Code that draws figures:
'''

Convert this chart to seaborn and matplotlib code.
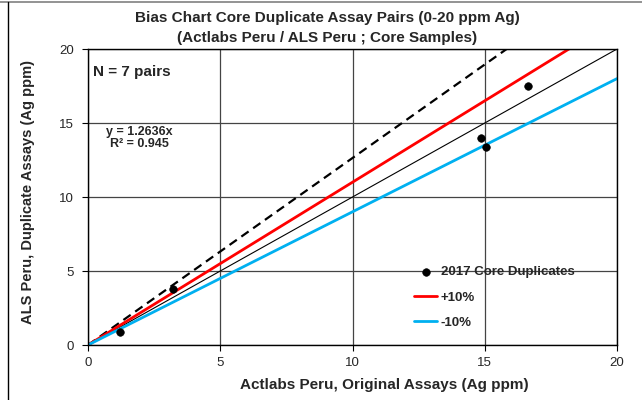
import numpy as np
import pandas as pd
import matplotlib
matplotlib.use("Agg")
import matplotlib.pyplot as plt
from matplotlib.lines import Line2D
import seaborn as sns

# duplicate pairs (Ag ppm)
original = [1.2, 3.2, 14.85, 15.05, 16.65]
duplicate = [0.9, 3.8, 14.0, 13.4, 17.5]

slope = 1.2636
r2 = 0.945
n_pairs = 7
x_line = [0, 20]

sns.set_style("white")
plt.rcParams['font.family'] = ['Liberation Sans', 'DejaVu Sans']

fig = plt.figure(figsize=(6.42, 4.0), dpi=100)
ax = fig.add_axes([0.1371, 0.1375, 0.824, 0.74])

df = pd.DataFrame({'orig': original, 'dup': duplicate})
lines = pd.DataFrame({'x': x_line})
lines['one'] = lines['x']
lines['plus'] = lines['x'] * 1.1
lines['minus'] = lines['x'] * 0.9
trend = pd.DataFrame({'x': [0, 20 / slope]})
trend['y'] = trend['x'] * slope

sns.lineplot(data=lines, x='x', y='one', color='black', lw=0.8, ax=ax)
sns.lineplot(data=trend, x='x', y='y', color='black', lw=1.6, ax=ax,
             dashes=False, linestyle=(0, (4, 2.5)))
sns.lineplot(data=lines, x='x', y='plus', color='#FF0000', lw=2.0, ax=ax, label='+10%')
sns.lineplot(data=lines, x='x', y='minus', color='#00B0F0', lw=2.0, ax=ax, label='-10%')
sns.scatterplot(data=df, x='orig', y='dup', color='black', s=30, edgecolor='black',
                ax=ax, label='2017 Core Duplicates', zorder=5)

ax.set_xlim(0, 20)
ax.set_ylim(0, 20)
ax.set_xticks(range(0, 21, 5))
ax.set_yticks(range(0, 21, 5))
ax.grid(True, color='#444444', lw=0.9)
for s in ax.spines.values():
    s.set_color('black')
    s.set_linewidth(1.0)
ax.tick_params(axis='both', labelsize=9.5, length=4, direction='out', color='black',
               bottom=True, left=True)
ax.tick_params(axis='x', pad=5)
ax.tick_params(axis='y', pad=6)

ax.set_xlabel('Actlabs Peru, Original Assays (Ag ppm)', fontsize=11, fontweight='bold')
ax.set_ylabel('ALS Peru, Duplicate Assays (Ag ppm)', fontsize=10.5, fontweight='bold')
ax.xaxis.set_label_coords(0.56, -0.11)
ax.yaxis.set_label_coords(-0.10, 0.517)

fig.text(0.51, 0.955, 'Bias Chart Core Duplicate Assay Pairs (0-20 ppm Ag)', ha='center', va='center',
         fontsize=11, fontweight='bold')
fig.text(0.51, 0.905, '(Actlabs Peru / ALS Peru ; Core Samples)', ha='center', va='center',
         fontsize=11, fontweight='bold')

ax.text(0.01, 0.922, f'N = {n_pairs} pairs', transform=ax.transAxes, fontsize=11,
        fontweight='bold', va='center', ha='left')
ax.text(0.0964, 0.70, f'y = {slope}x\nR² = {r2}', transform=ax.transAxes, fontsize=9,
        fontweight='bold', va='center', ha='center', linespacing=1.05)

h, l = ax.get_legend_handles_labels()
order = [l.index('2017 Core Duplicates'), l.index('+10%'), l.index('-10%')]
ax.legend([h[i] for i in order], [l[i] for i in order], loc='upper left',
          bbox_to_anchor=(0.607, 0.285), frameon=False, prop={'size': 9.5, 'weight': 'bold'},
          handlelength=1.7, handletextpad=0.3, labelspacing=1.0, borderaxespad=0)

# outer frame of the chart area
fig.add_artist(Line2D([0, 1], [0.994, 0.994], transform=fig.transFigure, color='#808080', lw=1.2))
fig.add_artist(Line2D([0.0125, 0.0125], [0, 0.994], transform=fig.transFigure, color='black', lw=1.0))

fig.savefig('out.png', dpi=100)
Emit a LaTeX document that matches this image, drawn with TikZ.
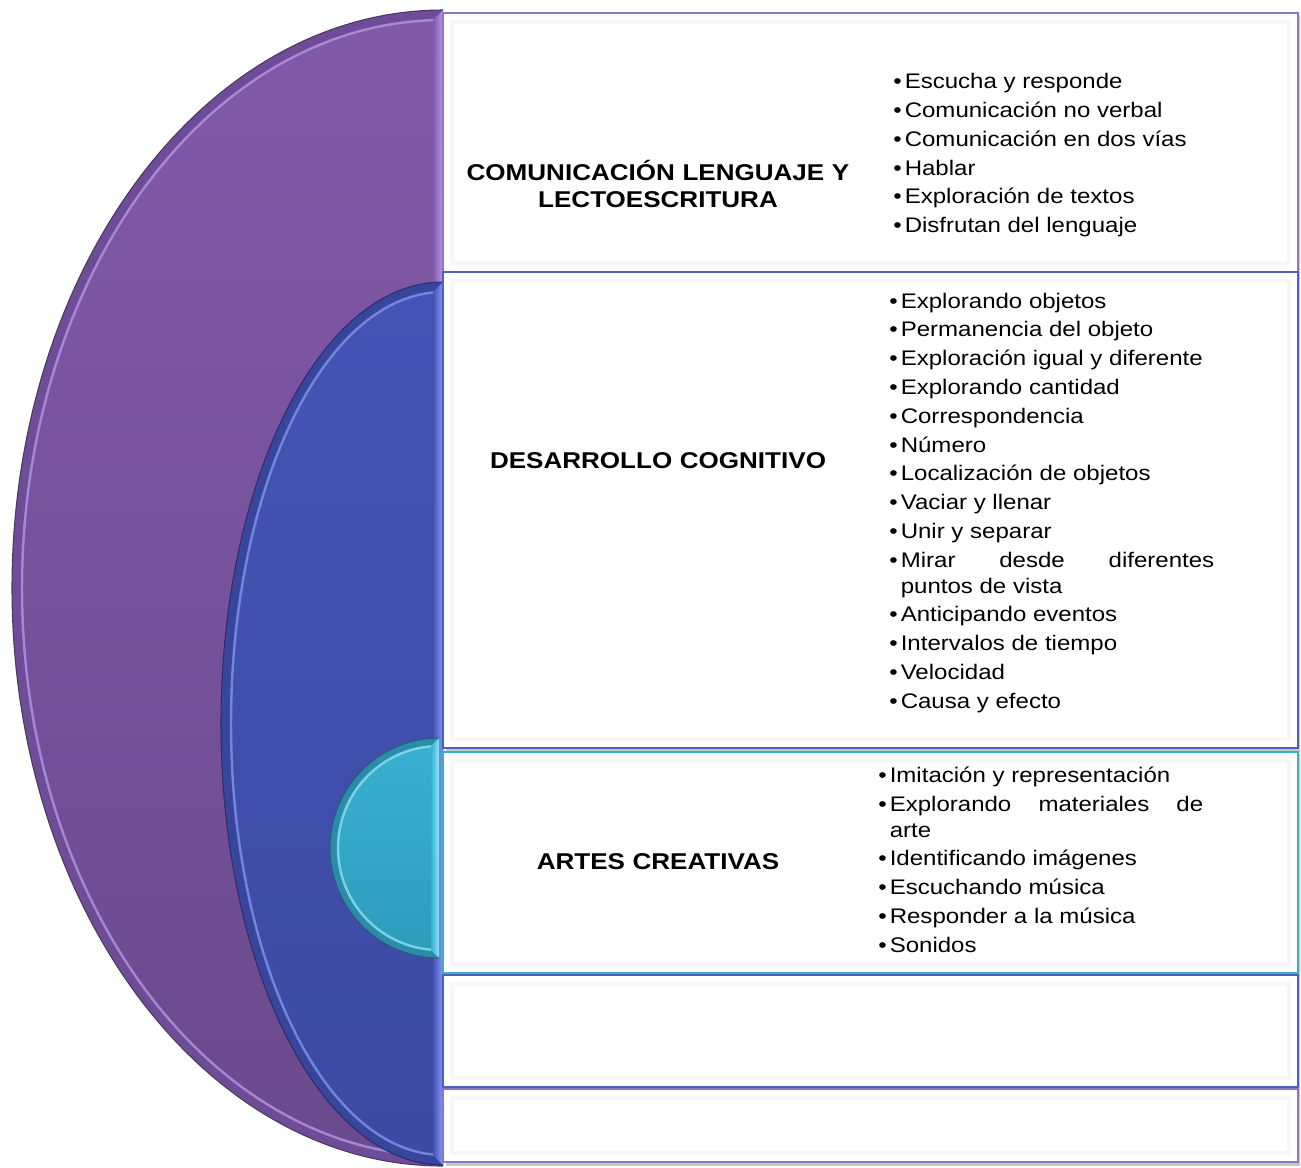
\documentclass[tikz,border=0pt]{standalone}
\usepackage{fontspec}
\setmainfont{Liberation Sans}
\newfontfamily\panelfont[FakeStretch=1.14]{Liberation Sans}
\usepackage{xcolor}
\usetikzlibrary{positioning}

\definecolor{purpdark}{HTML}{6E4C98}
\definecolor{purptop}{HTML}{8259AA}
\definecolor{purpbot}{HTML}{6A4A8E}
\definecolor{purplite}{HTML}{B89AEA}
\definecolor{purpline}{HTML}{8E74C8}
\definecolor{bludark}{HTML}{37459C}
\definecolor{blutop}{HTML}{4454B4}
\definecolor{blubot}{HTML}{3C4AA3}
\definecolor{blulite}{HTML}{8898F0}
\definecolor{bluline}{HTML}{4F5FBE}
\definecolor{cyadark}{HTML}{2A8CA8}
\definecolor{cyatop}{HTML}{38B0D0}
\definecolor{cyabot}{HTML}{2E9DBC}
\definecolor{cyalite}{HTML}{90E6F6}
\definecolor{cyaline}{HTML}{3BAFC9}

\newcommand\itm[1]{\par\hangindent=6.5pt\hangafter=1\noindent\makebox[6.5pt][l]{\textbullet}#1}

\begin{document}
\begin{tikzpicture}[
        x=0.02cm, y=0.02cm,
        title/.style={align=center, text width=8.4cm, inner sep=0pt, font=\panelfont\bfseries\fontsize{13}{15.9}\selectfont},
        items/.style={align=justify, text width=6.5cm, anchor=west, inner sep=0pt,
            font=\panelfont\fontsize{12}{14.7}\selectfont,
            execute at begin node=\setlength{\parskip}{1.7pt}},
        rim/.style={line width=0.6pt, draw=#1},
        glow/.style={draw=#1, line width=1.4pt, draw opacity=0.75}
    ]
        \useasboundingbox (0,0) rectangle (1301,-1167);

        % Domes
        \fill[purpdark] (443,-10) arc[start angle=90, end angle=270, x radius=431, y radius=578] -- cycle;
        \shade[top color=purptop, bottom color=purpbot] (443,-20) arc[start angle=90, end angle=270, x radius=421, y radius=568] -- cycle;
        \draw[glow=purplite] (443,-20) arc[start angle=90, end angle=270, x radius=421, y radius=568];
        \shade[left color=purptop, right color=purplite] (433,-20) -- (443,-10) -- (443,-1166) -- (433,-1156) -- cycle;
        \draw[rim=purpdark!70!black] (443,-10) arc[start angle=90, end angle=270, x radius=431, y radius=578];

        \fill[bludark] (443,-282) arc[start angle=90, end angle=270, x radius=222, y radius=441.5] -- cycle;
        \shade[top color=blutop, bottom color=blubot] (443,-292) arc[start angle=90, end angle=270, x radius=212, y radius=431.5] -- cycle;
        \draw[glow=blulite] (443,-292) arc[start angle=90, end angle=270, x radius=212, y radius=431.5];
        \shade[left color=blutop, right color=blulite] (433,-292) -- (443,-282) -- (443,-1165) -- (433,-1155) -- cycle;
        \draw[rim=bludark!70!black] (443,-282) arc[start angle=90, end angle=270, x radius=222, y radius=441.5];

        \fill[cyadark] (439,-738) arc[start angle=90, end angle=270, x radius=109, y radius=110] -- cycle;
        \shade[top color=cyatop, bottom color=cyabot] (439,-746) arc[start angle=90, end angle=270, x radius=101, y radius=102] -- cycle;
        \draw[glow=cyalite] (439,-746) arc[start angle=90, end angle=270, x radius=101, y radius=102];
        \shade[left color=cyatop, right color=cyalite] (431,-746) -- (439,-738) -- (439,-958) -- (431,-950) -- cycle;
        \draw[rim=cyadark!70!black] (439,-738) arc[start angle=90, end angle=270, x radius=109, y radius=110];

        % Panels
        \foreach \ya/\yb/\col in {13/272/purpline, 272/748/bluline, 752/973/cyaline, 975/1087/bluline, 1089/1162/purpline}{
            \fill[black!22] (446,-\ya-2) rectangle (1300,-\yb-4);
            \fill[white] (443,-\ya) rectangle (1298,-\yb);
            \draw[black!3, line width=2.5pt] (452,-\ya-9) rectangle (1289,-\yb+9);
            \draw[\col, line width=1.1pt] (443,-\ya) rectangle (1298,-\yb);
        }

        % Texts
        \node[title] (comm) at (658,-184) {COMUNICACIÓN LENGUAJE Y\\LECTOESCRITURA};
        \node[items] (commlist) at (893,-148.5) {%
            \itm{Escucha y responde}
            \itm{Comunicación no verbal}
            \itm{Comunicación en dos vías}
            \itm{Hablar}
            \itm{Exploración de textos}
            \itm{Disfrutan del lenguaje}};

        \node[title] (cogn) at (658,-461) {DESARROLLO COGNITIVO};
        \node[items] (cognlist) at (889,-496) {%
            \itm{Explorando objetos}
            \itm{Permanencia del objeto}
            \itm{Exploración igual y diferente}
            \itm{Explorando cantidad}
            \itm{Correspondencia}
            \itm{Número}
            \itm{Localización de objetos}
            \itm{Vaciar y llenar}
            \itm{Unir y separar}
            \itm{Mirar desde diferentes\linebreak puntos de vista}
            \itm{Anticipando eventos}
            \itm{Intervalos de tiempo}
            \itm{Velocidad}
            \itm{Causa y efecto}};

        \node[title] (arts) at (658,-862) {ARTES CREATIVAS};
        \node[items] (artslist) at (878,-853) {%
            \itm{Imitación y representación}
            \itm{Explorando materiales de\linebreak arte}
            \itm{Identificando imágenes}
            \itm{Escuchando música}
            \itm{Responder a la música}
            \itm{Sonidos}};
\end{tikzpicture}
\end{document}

'''

**Aim of the exercise:** Above are the records; repeat their lines from the first through the line containing "ax = fig.add_axes([0.1371, 0.1375, 0.824, 0.74])", and leave out each picture.

**Task result:**
Convert this chart to seaborn and matplotlib code.
import numpy as np
import pandas as pd
import matplotlib
matplotlib.use("Agg")
import matplotlib.pyplot as plt
from matplotlib.lines import Line2D
import seaborn as sns

# duplicate pairs (Ag ppm)
original = [1.2, 3.2, 14.85, 15.05, 16.65]
duplicate = [0.9, 3.8, 14.0, 13.4, 17.5]

slope = 1.2636
r2 = 0.945
n_pairs = 7
x_line = [0, 20]

sns.set_style("white")
plt.rcParams['font.family'] = ['Liberation Sans', 'DejaVu Sans']

fig = plt.figure(figsize=(6.42, 4.0), dpi=100)
ax = fig.add_axes([0.1371, 0.1375, 0.824, 0.74])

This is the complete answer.